The genesis of successful data science is integrating data from diverse sources. Most businesses, by their own admission, are not maximising the potential of their data. According to Accenture, only 25 percent of companies habitually rely on analytics in their decision-making process, even though 62 percent believe that analytics make for “quicker and more effective decision-making.”
Data integration is often one of the most significant challenges organisations face when developing advanced analytics capability. Even companies that do not consciously think of themselves as data-oriented will frequently capture unstructured data from many different sources, including emails, chatbots, social media, phone call recordings, user feedback forms, and many others. This means that even before the advent of ‘big data’, many businesses were building up considerable stores of business-critical information.
This unstructured data, however, is frequently neglected or under-utilised, despite its potential to transform business performance. It is seen as large, difficult to work with using standard analytical toolsets and often of uncertain quality. Before analysis can start, the pre-processing involved in using unstructured data can be enough to put off or intimidate many analysts. However, pulling together all these diverse sources, in order to create a single, unified view of a company and its customers, is critical in building a data-driven organisation.
Major unstructured data sources can include:
Clickstream data – the transactional and highly sequential information generated by website interactions can provide substantial intelligence on customer characteristics from the online customer journey.
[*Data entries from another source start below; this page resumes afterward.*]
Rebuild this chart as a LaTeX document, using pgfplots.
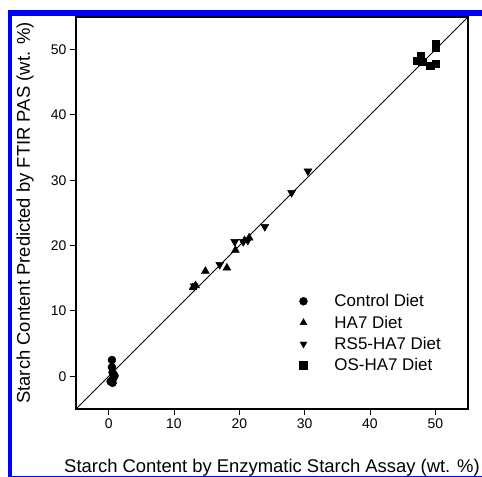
\documentclass[border=0pt]{standalone}
\usepackage{fontspec}
\setmainfont{Liberation Sans}
\usepackage{pgfplots}
\pgfplotsset{compat=1.18}
\begin{document}
\begin{tikzpicture}
\useasboundingbox (0bp,0bp) rectangle (482bp,477bp);
\fill[blue] (8bp,461bp) rectangle (482bp,467bp);
\fill[blue] (8bp,0bp) rectangle (12bp,467bp);
\fill[blue] (8bp,0bp) rectangle (482bp,1bp);
\begin{axis}[
  at={(76bp,68bp)}, anchor=south west,
  scale only axis, width=392bp, height=392bp,
  xmin=-5, xmax=55, ymin=-5, ymax=55,
  xtick={0,10,...,50}, ytick={0,10,...,50},
  tick align=outside, major tick length=6bp,
  xtick pos=bottom, ytick pos=left,
  axis line style={line width=1.4bp},
  every tick/.style={black, line width=1bp},
  /pgf/number format/assume math mode=true,
  tick label style={font=\fontsize{14}{16}\selectfont},
  xlabel={Starch Content by Enzymatic Starch Assay (wt. \%)},
  ylabel={Starch Content Predicted by FTIR PAS (wt. \%)},
  label style={font=\fontsize{18.5}{22}\selectfont},
  xlabel style={at={(axis description cs:0.5,0)}, anchor=base, yshift=-63bp},
  ylabel style={at={(axis description cs:0,0.5)}, anchor=base, rotate=0, yshift=46bp},
  legend image code/.code={\draw[#1, mark size=4bp] plot coordinates {(0bp,0bp)};},
  legend style={draw=none, fill=none, at={(0.562,0.303)}, anchor=north west,
    font=\fontsize{17}{20}\selectfont, row sep=3.6bp, column sep=25bp},
  legend cell align=left,
]
\addplot[black, line width=0.8bp, no marks, forget plot] coordinates {(-5,-5) (55,55)};
\addplot[only marks, mark=*, mark size=4bp, black] coordinates {
(0.5,2.5) (0.5,1.4) (0.6,0.6) (0.9,0.1) (0.7,-0.3) (0.3,-0.8) (0.6,-1.0)};
\addlegendentry{Control Diet}
\addplot[only marks, mark=triangle*, mark size=4.6bp, black] coordinates {
(12.9,13.6) (13.3,13.9) (14.8,16.1) (18.1,16.6) (19.4,19.3) (20.8,20.8) (21.5,21.2)};
\addlegendentry{HA7 Diet}
\addplot[only marks, mark=triangle*, mark options={rotate=180}, mark size=4.6bp, black] coordinates {
(13.1,13.8) (17.0,17.1) (19.3,20.6) (20.6,20.6) (21.3,20.8) (23.9,22.9) (28.0,28.1) (30.5,31.4)};
\addlegendentry{RS5-HA7 Diet}
\addplot[only marks, mark=square*, mark size=3.6bp, black] coordinates {
(47.2,48.3) (47.8,49.0) (48.0,48.2) (49.2,47.6) (50.0,47.9) (50.0,50.3) (50.0,50.9)};
\addlegendentry{OS-HA7 Diet}
\end{axis}
\end{tikzpicture}
\end{document}
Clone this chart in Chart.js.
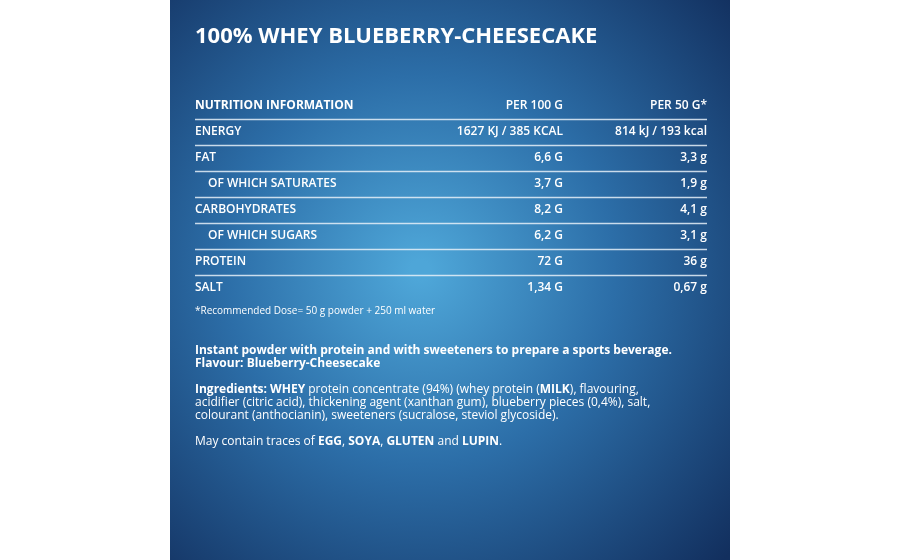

For example, in the retail sector, is there a pattern of people adding an item to their cart, then abandoning their shop? Understanding the sequence of events that led to this action can help inform an appropriate response.
Free text data – chatbots, emails, social media and customer reviews are all good sources of textual data. This data, however, keyed in by an individual, can use any number of different words, symbols, context and abbreviations. This can make it difficult for a computer to extract meaningful information.
Media (audio, image and video) data – audio streams (such as recorded phone calls) can often provide a key source of insight into customer complaints and common problems with your product. Video data can be taken from sources such as drones or CCTV footage and can be invaluable for numerous tasks such as managing security in physical premises. Deep learning techniques can uncover complex patterns in large amounts of media data, for applications such as image and speech recognition.
Sensors and Internet of Things (IoT) data – this is a large and fast-growing category that encompasses data from sources including cars, mobile phones, in-home devices and wearable technology.
A large part of the transformational aspect of data science results from layering these data sources on top of each other. Combining traditional structured information with customer clickstreams, social media, emails, call recordings, and IoT can provide a formidable source of intelligence on which potential customers will be most attracted to your product or service, when and how they will buy, how best to engage them, and how to avoid disappointing them.